Смекни!
smekni.com

История как искусство членораздельности (стр. 2 из 9)

Этот теоретический акцент на моменте деформации, конститутивном для литературы, воспроизводится в постоянно используемом в собственной литературной практике формалистов приеме декомпозиции, расчленения «органической» природы произведения для демонстрации его изначальной «сделанности». «Я должен был дать мотивировку появлению не связанных между собой отрывков... и когда я положил куски уже готовой книги на пол и сел сам на паркет и начал склеивать книгу, то получилась другая, не та книга, которую я делал», — писал Шкловский, обнажая прием создания своего романа «ZOO»13.

«Осознание формы путем нарушения ее и составляет содержание романа» — так описал Шкловский основной конструктивный принцип романа, который выступал у него (как и у Бахтина) синонимом, pars pro toto литературы 14. Согласно этому утверждению, наилучшим способом демонстрации формы является ее сознательное разрушение, конструкция становится видимой и познаваемой в тот момент, когда устраняется иллюзия органичности и естественности формы, когда ее целостность и полнота подвергаются деформации 15. Автореферентность и авторефлексивность литературы, т.е. то, что формалисты называли «литературностью» литературы, реализуются через механизмы отрицания, причем гегельянская модель подвергается здесь своеобразной модификации, смысл которой можно сформулировать следующим образом: здесь не «форма, подвергнувшись снятию, становится содержательной», а скорее — «форма, подвергнувшись разрушению, становится видимой»16.

Формалисты связывали функцию искусства (и прежде всего словесного) с разрушением автоматизированных привычек восприятия и интерпретации, выработанных повседневностью 17. В этом смысле механизмы литературы и истории, связанной у формалистов с опытом революции, оказывались изоморфны друг другу.
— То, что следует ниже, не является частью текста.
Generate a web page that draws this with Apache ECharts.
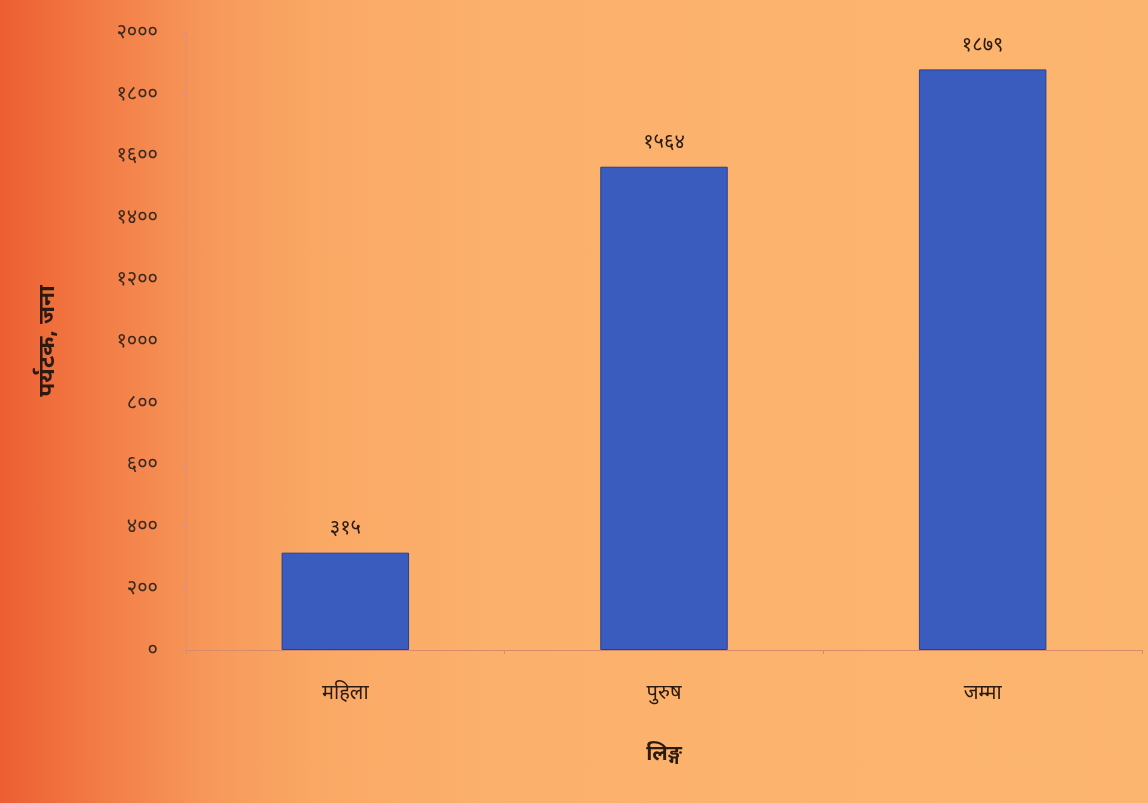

Формалисты переживали историю как столкновение с силой, способной перехватить у литературы инициативу по остранению привычного рецептивного контекста. Если в пространстве литературы средством остранения было обнажение и обновление стершегося приема, то в пространстве истории и биографии остранение заявляло о себе через некое экзистенциальное потрясение. Когда Шкловский писал в своем манифесте «Искусство как прием» о том, что «автоматизация съедает вещи, платье, мебель, жену, страх войны»18, — то в качестве способа воскрешения рецептивной остроты он видел некий эксцесс: исчезновение быта как такового, супружескую измену или эмоциональный шок от увиденного на войне 19. В результате, история и литература (и, надо добавить, теоретическая поэтика) помещались формалистами в такую оптическую систему, в которой они подвергались искажающим эффектам взаимного отражения: опыт чтения и опыт проживания накладывались друг на друга, более того, опыт такого наложения и был собственно историческим опытом, опытом восприятия истории.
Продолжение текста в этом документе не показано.